PROVIDED MATERIAL.
____

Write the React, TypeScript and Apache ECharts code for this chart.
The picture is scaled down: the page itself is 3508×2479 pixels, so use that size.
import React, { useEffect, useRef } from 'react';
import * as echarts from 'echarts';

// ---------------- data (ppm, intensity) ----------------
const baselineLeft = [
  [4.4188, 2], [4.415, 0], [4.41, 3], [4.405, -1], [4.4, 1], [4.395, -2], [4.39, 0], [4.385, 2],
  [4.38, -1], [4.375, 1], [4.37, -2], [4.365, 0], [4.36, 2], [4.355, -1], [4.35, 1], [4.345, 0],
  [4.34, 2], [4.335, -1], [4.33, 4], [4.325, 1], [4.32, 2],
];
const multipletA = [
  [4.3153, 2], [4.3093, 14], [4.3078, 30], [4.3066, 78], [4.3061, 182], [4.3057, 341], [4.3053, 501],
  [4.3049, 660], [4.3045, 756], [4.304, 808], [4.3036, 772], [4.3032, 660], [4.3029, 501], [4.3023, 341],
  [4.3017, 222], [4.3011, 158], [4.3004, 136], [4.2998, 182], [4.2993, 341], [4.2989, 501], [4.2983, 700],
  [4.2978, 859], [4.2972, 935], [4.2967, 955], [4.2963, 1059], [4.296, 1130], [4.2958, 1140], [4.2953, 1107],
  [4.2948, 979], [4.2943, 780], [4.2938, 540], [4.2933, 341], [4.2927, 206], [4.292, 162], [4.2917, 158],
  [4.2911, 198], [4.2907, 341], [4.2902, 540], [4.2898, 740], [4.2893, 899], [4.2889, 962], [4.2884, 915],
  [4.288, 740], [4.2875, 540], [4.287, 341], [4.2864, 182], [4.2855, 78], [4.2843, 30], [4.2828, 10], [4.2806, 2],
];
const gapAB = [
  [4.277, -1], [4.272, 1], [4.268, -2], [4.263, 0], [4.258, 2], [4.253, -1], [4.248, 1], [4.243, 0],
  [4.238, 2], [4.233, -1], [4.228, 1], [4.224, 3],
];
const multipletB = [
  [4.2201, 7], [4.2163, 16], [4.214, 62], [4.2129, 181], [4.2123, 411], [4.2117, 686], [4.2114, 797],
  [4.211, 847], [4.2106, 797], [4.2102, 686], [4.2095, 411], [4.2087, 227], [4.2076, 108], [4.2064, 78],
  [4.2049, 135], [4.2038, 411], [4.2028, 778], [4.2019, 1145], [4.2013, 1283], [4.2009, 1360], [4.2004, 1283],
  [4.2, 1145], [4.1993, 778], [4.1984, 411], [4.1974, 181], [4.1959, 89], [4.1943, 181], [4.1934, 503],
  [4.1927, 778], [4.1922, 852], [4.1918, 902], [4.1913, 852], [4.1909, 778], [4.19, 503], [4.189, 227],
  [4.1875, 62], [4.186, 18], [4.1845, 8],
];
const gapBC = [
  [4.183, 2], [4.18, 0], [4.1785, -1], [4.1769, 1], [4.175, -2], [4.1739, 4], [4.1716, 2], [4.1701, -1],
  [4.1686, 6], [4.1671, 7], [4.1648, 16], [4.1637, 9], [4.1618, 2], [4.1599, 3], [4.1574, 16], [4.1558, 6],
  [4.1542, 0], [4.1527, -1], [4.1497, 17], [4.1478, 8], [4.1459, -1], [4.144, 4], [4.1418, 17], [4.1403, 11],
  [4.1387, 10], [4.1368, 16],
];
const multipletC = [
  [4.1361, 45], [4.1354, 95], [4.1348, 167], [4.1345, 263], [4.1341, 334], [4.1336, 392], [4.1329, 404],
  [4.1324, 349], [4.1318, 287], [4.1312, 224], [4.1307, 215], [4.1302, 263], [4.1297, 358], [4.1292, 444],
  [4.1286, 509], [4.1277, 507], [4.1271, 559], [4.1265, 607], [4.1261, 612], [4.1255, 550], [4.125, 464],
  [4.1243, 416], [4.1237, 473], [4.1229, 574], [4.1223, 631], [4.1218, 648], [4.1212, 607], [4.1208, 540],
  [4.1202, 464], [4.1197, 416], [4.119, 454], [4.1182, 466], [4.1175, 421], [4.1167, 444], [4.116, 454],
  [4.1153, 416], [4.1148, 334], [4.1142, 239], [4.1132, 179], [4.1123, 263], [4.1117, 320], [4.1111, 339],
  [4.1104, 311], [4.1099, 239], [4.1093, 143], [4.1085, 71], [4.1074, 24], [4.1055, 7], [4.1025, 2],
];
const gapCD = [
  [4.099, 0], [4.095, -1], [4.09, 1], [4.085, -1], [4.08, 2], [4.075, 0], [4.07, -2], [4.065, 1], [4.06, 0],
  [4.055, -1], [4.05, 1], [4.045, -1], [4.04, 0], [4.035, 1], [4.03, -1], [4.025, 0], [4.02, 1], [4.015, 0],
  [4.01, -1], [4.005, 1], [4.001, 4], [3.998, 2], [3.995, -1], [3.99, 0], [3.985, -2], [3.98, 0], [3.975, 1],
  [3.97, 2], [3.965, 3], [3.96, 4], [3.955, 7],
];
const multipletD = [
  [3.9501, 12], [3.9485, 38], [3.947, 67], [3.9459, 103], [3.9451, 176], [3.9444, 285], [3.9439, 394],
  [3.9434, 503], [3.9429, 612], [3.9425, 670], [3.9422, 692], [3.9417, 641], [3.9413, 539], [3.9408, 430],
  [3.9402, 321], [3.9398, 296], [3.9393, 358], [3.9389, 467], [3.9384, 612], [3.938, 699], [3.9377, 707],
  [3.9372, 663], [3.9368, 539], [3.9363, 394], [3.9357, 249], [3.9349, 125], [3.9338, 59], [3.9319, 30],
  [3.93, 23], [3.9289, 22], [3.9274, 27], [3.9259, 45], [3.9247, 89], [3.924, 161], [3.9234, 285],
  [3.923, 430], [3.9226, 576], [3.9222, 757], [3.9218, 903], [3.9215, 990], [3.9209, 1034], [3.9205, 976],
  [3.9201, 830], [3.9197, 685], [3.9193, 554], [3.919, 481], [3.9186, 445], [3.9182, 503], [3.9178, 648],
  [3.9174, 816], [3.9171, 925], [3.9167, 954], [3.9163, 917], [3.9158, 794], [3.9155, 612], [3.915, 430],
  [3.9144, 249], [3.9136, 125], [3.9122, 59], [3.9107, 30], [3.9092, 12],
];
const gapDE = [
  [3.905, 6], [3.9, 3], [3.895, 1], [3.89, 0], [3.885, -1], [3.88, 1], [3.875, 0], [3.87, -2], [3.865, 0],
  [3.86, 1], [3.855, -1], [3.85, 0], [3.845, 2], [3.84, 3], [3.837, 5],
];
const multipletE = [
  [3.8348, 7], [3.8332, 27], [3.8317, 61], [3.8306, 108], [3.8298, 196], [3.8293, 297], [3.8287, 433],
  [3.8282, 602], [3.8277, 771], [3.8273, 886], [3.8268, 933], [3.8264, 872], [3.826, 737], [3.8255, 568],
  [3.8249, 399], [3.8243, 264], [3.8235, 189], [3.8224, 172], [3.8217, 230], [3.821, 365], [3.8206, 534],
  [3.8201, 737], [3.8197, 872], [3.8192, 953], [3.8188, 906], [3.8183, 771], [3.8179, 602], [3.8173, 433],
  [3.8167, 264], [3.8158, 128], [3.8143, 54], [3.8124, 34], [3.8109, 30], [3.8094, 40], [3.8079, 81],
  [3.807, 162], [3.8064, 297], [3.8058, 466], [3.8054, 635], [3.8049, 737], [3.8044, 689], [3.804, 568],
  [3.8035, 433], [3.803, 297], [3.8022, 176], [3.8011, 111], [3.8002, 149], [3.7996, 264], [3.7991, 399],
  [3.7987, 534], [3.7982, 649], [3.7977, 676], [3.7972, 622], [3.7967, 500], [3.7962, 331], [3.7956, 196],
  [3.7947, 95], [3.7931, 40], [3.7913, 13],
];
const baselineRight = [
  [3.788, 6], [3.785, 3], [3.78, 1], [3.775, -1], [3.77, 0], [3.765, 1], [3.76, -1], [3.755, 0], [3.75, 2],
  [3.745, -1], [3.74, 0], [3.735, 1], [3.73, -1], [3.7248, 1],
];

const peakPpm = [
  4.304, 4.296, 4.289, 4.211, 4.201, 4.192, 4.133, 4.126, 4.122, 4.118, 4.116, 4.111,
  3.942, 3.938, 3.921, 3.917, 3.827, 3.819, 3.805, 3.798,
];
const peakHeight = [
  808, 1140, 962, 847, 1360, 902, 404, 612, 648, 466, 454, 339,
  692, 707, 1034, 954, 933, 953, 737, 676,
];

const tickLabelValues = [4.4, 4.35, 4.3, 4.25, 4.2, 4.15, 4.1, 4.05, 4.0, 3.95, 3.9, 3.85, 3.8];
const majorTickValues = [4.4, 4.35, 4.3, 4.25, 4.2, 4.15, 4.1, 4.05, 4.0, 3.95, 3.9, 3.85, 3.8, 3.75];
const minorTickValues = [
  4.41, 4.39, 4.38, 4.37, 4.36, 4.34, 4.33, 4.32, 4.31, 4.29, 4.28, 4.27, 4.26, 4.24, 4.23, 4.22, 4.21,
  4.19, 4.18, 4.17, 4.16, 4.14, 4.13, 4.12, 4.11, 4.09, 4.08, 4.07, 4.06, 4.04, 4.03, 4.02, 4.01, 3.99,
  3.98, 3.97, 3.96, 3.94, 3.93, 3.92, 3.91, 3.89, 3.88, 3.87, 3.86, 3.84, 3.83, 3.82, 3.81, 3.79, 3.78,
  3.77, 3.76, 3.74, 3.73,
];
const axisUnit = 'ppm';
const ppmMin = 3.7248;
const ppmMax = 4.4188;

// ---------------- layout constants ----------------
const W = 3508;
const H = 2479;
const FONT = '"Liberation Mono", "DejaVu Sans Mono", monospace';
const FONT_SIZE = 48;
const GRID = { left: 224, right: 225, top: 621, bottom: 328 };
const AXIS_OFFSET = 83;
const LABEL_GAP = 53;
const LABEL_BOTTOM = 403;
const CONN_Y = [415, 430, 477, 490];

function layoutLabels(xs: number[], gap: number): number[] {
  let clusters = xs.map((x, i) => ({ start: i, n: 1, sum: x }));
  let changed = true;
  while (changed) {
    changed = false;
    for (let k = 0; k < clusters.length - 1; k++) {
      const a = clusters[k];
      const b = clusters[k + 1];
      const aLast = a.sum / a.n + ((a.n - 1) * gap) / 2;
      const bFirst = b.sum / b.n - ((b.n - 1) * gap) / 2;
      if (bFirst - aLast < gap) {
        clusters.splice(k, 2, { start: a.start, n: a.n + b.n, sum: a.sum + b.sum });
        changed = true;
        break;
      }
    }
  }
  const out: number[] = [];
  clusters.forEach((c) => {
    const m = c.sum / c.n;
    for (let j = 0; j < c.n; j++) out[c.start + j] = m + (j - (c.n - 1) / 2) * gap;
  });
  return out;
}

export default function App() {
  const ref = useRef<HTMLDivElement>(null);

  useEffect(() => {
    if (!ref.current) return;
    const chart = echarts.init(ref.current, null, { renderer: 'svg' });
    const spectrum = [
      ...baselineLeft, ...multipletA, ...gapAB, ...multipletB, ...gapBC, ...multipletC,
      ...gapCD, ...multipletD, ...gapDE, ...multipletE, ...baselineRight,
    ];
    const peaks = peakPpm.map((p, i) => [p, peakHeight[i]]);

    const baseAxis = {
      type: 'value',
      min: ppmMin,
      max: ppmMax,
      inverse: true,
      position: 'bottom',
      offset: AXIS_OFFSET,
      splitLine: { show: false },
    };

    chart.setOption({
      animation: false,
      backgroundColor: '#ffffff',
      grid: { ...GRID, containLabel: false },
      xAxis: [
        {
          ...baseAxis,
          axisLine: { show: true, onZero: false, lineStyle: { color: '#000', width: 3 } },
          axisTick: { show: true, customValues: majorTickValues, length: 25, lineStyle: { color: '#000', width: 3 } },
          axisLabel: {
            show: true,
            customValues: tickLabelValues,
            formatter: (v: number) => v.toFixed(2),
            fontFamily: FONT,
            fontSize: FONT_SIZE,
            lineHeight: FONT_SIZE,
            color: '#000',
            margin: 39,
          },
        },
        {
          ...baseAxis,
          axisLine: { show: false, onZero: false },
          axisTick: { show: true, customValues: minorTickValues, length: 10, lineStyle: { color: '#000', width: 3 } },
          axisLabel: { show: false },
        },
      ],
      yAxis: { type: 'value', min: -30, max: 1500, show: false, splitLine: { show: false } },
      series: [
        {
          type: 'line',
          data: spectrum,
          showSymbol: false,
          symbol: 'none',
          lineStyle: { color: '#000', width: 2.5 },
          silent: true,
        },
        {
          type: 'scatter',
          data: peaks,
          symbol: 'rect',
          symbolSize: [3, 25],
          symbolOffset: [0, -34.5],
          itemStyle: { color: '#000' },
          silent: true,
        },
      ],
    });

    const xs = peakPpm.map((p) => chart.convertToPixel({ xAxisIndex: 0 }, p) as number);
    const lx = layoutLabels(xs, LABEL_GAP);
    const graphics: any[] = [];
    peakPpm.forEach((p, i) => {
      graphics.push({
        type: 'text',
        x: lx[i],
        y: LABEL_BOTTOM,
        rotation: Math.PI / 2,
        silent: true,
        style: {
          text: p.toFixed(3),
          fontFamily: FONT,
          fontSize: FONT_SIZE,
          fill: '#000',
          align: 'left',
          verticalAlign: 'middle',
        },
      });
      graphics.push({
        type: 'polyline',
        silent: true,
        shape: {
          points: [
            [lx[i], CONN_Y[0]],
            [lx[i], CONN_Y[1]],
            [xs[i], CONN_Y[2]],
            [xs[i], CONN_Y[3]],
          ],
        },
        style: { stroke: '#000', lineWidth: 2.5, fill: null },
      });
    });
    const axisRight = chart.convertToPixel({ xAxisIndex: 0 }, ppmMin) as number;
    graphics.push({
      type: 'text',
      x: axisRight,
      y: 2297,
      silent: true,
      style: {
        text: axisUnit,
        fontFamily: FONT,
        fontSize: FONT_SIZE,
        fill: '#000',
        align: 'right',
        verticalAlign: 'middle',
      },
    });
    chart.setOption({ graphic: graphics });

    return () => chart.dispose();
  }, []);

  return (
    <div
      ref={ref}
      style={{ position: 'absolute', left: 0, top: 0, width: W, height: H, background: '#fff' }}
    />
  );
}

____

REQUIREMENT. Retype precisely, and only, the span of lines that opens at the line containing "The picture is" and closes at the line containing "import * as echarts from 'echarts';", both inclusive.

SOLUTION.
The picture is scaled down: the page itself is 3508×2479 pixels, so use that size.
import React, { useEffect, useRef } from 'react';
import * as echarts from 'echarts';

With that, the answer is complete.